In WP2, the Fellow specifically investigated 2-D transition-metal dichalcogenides (TMDCs) and their vdWHs. From DFT calculations, the MoSe2-WSe2 combination was identified to show strong light-matter interaction. The Fellow investigated light-matter interactions and charge transport in MoSe2-WSe2 vdWH PIN photodiodes under the influence of a monochromatic electromagnetic light. In addition, he examined a carefully engineered defective 2-D crystal, PtSe2, and discovered that Se vacancies in bilayers break the centrosymmetry of the crystal. The defective bilayers exhibit 10 times larger photo-response than the pristine ones. This peculiar effect is known as bulk photo-voltaic effect (BPVE) and has only been observed in some special non-centrosymmetric materials. The BPVE can lead to photogeneration of hot and non-equilibrium electrons and above-gap photovoltage. The simulated photo-response of the defective bilayer PtSe2 agrees very well with the experiment data of the collaborator. In WP2, the Fellow delivered 1 conference publications and 1 journal publication to date, with 1 journal manuscript underway.

WP3 involved developing a self-consistent GW (scGW) method in our quantum transport simulator to include electron-electron interactions in non-equilibrium systems, from first-principles. This scGW method goes beyond the state-of-the-art and allows for many-body simulations of hot-carrier effects in advanced solar cells. By identifying novel 2-D materials and designing vdWH to enhance the CM effect, the power conversion efficiency can be theoretically increased above the Shockley-Queisser limit. The Fellow contributed in the prestigious IEEE International Electron Devices Meeting, with additional 1 conference publication and 3 journal manuscripts underway. In WP5, for researcher training, the Fellow attended 6 intensive training workshops and multi-day conferences. In WP6, for transfer of knowledge, he provided supervision and mentoring for semester projects and Master thesis. He was appointed Guest Editor of Frontiers In Electronics. The project was managed under WP4.

This action advanced the state-of the-art in the theory and application of the NEGF formalism for optoelectronic devices based on 2-D materials and their vdWHs. The utilization of an ab initio material descriptor calculated with DFT in device simulations removes the difficulty of empirical models that need to be pre-calibrated to available experimental data.

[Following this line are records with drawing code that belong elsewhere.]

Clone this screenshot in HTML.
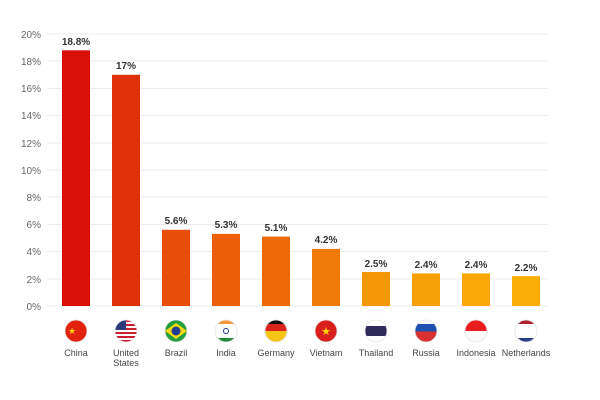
<!DOCTYPE html>
<html><head><style>body{margin:0;background:#fff}svg{display:block}text{font-family:"Liberation Sans",sans-serif}</style></head><body>
<svg width="600" height="400" viewBox="0 0 600 400">
<defs>
<clipPath id="c0"><circle cx="76" cy="331" r="11"/></clipPath>
<clipPath id="c1"><circle cx="126" cy="331" r="11"/></clipPath>
<clipPath id="c2"><circle cx="176" cy="331" r="11"/></clipPath>
<clipPath id="c3"><circle cx="226" cy="331" r="11"/></clipPath>
<clipPath id="c4"><circle cx="276" cy="331" r="11"/></clipPath>
<clipPath id="c5"><circle cx="326" cy="331" r="11"/></clipPath>
<clipPath id="c6"><circle cx="376" cy="331" r="11"/></clipPath>
<clipPath id="c7"><circle cx="426" cy="331" r="11"/></clipPath>
<clipPath id="c8"><circle cx="476" cy="331" r="11"/></clipPath>
<clipPath id="c9"><circle cx="526" cy="331" r="11"/></clipPath>
</defs>
<g stroke="#ececec" stroke-width="1">
<line x1="47" x2="548" y1="34" y2="34"/><line x1="47" x2="548" y1="61" y2="61"/><line x1="47" x2="548" y1="88.5" y2="88.5"/><line x1="47" x2="548" y1="115.5" y2="115.5"/><line x1="47" x2="548" y1="143" y2="143"/><line x1="47" x2="548" y1="170" y2="170"/><line x1="47" x2="548" y1="197" y2="197"/><line x1="47" x2="548" y1="224.5" y2="224.5"/><line x1="47" x2="548" y1="251.5" y2="251.5"/><line x1="47" x2="548" y1="279" y2="279"/><line x1="47" x2="548" y1="306" y2="306"/>
</g>
<g font-size="10" fill="#666" text-anchor="end">
<text x="41" y="38">20%</text><text x="41" y="65">18%</text><text x="41" y="92">16%</text><text x="41" y="119">14%</text><text x="41" y="147">12%</text><text x="41" y="174">10%</text><text x="41" y="201">8%</text><text x="41" y="228">6%</text><text x="41" y="255">4%</text><text x="41" y="283">2%</text><text x="41" y="310">0%</text>
</g>
<rect x="62" y="50.3" width="28" height="255.7" fill="#d90f0a"/>
<rect x="112" y="74.8" width="28" height="231.2" fill="#e0300a"/>
<rect x="162" y="229.8" width="28" height="76.2" fill="#e84d0a"/>
<rect x="212" y="233.9" width="28" height="72.1" fill="#ec5e0a"/>
<rect x="262" y="236.6" width="28" height="69.4" fill="#ee6a08"/>
<rect x="312" y="248.9" width="28" height="57.1" fill="#f07a08"/>
<rect x="362" y="272" width="28" height="34" fill="#f59808"/>
<rect x="412" y="273.4" width="28" height="32.6" fill="#f7a008"/>
<rect x="462" y="273.4" width="28" height="32.6" fill="#f9a808"/>
<rect x="512" y="276.1" width="28" height="29.9" fill="#fbad08"/>
<g font-size="10" font-weight="bold" fill="#333" text-anchor="middle">
<text x="76" y="45">18.8%</text><text x="126" y="69">17%</text><text x="176" y="224">5.6%</text><text x="226" y="228">5.3%</text><text x="276" y="231">5.1%</text><text x="326" y="243">4.2%</text><text x="376" y="267">2.5%</text><text x="426" y="268">2.4%</text><text x="476" y="268">2.4%</text><text x="526" y="271">2.2%</text>
</g>
<!-- flags -->
<g clip-path="url(#c0)"><rect x="60" y="315" width="32" height="32" fill="#e0220f"/><text x="72" y="334" font-size="9" fill="#ffd200" text-anchor="middle">★</text></g>
<g clip-path="url(#c1)"><rect x="110" y="315" width="32" height="32" fill="#fff"/><g fill="#c8202f"><rect x="110" y="320" width="32" height="2"/><rect x="110" y="324" width="32" height="2"/><rect x="110" y="328" width="32" height="2"/><rect x="110" y="332" width="32" height="2"/><rect x="110" y="336" width="32" height="2"/><rect x="110" y="340" width="32" height="2"/></g><rect x="110" y="315" width="16" height="15" fill="#2b3a7a"/></g>
<g clip-path="url(#c2)"><rect x="160" y="315" width="32" height="32" fill="#229e3d"/><polygon points="176,323 187,331 176,339 165,331" fill="#f5d80f"/><circle cx="176" cy="331" r="4.5" fill="#1f3f8f"/></g>
<g clip-path="url(#c3)"><rect x="210" y="315" width="32" height="32" fill="#fff"/><rect x="210" y="315" width="32" height="9" fill="#f3993a"/><rect x="210" y="338" width="32" height="9" fill="#1f8a3a"/><circle cx="226" cy="331" r="2.5" fill="none" stroke="#1a3a8a"/></g>
<g clip-path="url(#c4)"><rect x="260" y="315" width="32" height="9" fill="#111"/><rect x="260" y="324" width="32" height="7" fill="#d9251c"/><rect x="260" y="331" width="32" height="16" fill="#f5c518"/><rect x="260" y="331" width="32" height="7" fill="#e23a1c" opacity="0"/></g>
<g clip-path="url(#c5)"><rect x="310" y="315" width="32" height="32" fill="#d9201c"/><text x="326" y="335" font-size="11" fill="#ffd500" text-anchor="middle">★</text></g>
<g clip-path="url(#c6)"><rect x="360" y="315" width="32" height="32" fill="#fff"/><rect x="360" y="315" width="32" height="4" fill="#b8213a"/><rect x="360" y="343" width="32" height="4" fill="#b8213a"/><rect x="360" y="326" width="32" height="10" fill="#2d2a5a"/></g>
<g clip-path="url(#c7)"><rect x="410" y="315" width="32" height="9" fill="#fff"/><rect x="410" y="324" width="32" height="7.5" fill="#1f4fb0"/><rect x="410" y="331.5" width="32" height="16" fill="#d93030"/><rect x="410" y="315" width="32" height="9" fill="#f4f4f4"/></g>
<g clip-path="url(#c8)"><rect x="460" y="315" width="32" height="16" fill="#e81e1e"/><rect x="460" y="331" width="32" height="16" fill="#fafafa"/></g>
<g clip-path="url(#c9)"><rect x="510" y="315" width="32" height="9" fill="#ad2430"/><rect x="510" y="324" width="32" height="14" fill="#fff"/><rect x="510" y="338" width="32" height="9" fill="#2a3c8c"/></g>
<g fill="none" stroke="#e4e4e4" stroke-width="0.8"><circle cx="76" cy="331" r="11"/><circle cx="126" cy="331" r="11"/><circle cx="176" cy="331" r="11"/><circle cx="226" cy="331" r="11"/><circle cx="276" cy="331" r="11"/><circle cx="326" cy="331" r="11"/><circle cx="376" cy="331" r="11"/><circle cx="426" cy="331" r="11"/><circle cx="476" cy="331" r="11"/><circle cx="526" cy="331" r="11"/></g>
<g font-size="9" fill="#444" text-anchor="middle">
<text x="76" y="356">China</text><text x="126" y="356">United</text><text x="126" y="366">States</text><text x="176" y="356">Brazil</text><text x="226" y="356">India</text><text x="276" y="356">Germany</text><text x="326" y="356">Vietnam</text><text x="376" y="356">Thailand</text><text x="426" y="356">Russia</text><text x="476" y="356">Indonesia</text><text x="526" y="356">Netherlands</text>
</g>
</svg>
</body></html>
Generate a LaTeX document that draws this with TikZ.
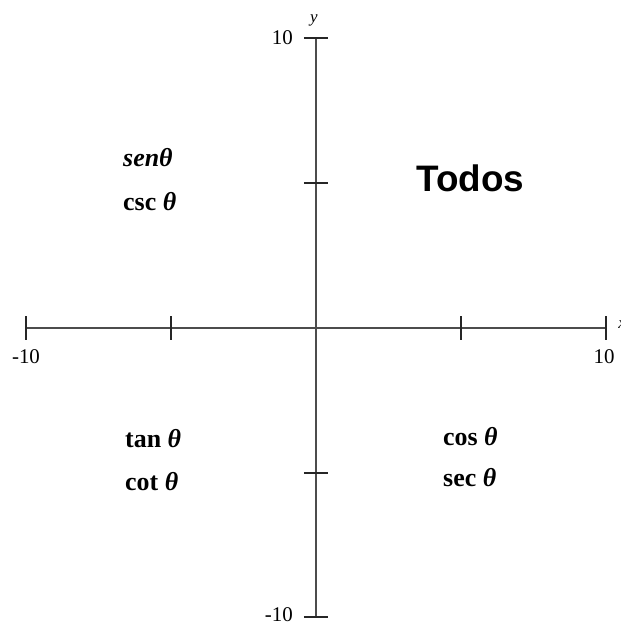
\documentclass[tikz,border=0pt]{standalone}
\usepackage{fontspec}
\setmainfont{Liberation Serif}
\newfontfamily\todosfont{Liberation Sans}
\begin{document}
\begin{tikzpicture}[x=1bp,y=-1bp,
  axisline/.style={draw=black!70,line width=1.8bp},
  tickmark/.style={draw=black!85,line width=1.8bp},
  numlbl/.style={font=\fontsize{21}{21}\selectfont,inner sep=0pt},
  trig/.style={font=\fontsize{26}{26}\selectfont\bfseries,inner sep=0pt,anchor=base west},
  axlbl/.style={font=\fontsize{17}{17}\selectfont\itshape,inner sep=0pt}]
\useasboundingbox (0,0) rectangle (621,624);
\coordinate (O) at (315.8,327.6);
\coordinate (xl) at (26,327.6);
\coordinate (xr) at (605.8,327.6);
\coordinate (yt) at (315.8,38);
\coordinate (yb) at (315.8,617);
\draw[axisline] (xl) -- (xr);
\draw[axisline] (yt) -- (yb);
% x ticks
\foreach \n/\xx in {xa/26,xb/170.8,xc/460.8,xd/605.8}{
  \coordinate (\n) at (\xx,327.6);
  \draw[tickmark] ([yshift=-12bp]\n) -- ([yshift=12bp]\n);
}
% y ticks
\foreach \n/\yy in {ya/38,yb2/182.6,yc/472.6,yd/617}{
  \coordinate (\n) at (315.8,\yy);
  \draw[tickmark] ([xshift=-12bp]\n) -- ([xshift=12bp]\n);
}
\node[numlbl,anchor=east] (ytop) at (293,38) {10};
\node[numlbl,anchor=base east] (ybot) at (293,621) {-10};
\node[numlbl] (xleft) at (26,357) {-10};
\node[numlbl] (xright) at (604,357) {10};
\node[axlbl] (ylab) at (314,20) {y};
\node[axlbl] (xlab) at (622,325) {x};
\node[trig] (sen) at (123,167) {\textit{senθ}};
\node[trig] (csc) at (123,210) {csc \textit{θ}};
\node[trig] (tan) at (125,447) {tan \textit{θ}};
\node[trig] (cot) at (125,490) {cot \textit{θ}};
\node[trig] (cos) at (443,445) {cos \textit{θ}};
\node[trig] (sec) at (443,486) {sec \textit{θ}};
\node[font=\todosfont\bfseries\fontsize{37}{37}\selectfont,inner sep=0pt,anchor=base west] (todos) at (416,191) {Todos};
\end{tikzpicture}
\end{document}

The resulting predictive power of simulations can now be used to explore and assess the performance of PV cells based on novel 2-D materials and vdWHs whose experimental data is sparse. The ‘experiments’ can be done via simulations even before these materials and devices have been synthesized and fabricated.

Furthermore, this action made significant progresses in the field of quantum transport simulation by combining the dynamically screened Coulomb interaction in many-electron systems with light-matter interactions on an equal footing within the NEGF formalism. This development will enable more accurate quantum transport investigations of devices that contain highly non-equilibrium and strongly interacting electron gas. Such theoretical advances are especially relevant for the 2-D materials and vdWHs, due to their combination of low-dimensional structures and strong Coulomb interactions. Their strong excitonic effect increases the optical absorption and affects the photoconductivity. The simulation tool developed during this project provides a better understanding of the excitonic physics in the vdWHs.

The simulation framework also promoted the innovative idea of using inter-layer carrier multiplication, which could potentially lead to a significant improvement of the light conversion efficiency of photovoltaic cells. vdWH-based PV cells will be designed and optimized with this simulator to maximize the carrier multiplication efficiency. This can harvest the excess kinetic energy of those hot photo-carriers and utilize the high energy range of the solar spectrum.